Öte yandan, İdare Mahkemesi’nce verilen temyize konu karar uyarınca davacıya ödenmesi gereken parasal hakların, maaş ve ek gösterge gibi “kadroya bağlı” olarak verilen ve “özlük hakkı” (kamu görevlilerinin, kural olarak, hiçbir suretle yoksun bırakılamayacakları mali güvenceleri) kapsamında yer alan ödemeler olacağı tabiidir.

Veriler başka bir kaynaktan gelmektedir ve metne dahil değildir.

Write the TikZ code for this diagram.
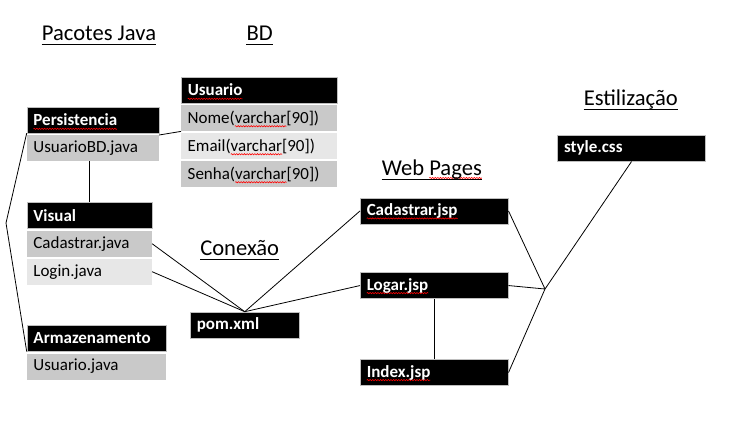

Açıklanan nedenlerle, … 18. İdare Mahkemesi’nce verilen … günlü, … sayılı karar ve dayandığı gerekçe hukuk ve usule uygun olup, bozulmasını gerektirecek bir neden de bulunmadığından, temyiz isteminin reddi ile anılan kararın yukarıda belirtilen açıklama eklenerek onanmasına, temyiz giderlerinin istemde bulunan davalı idare üzerinde bırakılmasına, tebliğ tarihini izleyen onbeş gün içinde Danıştay’a kararın düzeltilmesi yolu açık olmak üzere, 18/02/2016 tarihinde oyçokluğuyla karar verildi.

KARŞI OY ( X )

Dava konusu olayda, davacının, Bağ-Kur … İl Müdürü olarak görev yapmakta iken, 5502 sayılı Sosyal Güvenlik Kurumu Kanunu’nun Geçici 2. maddesinin 4. fıkrası gereğince ihdas edilen Başkanlık Müşaviri kadrosuna atanarak Bağ-Kur … İl Müdürü olarak görevlendirilmiş sayıldığı, … Sosyal Güvenlik İl Müdürlüğüne atanmak amacıyla 06/10/2008 tarihinde yaptığı başvurunun reddine dair işlemin yargı kararıyla iptal edilmesinden sonra, anılan iptal kararı gereği davalı idarece yapılan değerlendirme neticesinde, 11/03/2013 tarihli Olur ile anılan göreve atandığı görülmekle birlikte; Sosyal Güvenlik İl Müdürlüğü kadrosuna atama yapma konusunda idarenin takdir yetkisinin bulunduğu ve söz konusu yetkisini de davacı lehine kullandığı, dolayısıyla, davacının doğrudan atanması sonucunu doğurmayan iptal kararına istinaden 06/10/2008-27/03/2013 tarihleri arasında yoksun kaldığını öne sürdüğü maaş ve diğer parasal haklarının tazminine imkan bulunmadığı kanaati hasıl olmuştur.
Açıklanan nedenlerle, İdare Mahkemesi kararının bozulması gerektiği oyuyla, çoğunluk kararına katılmıyorum.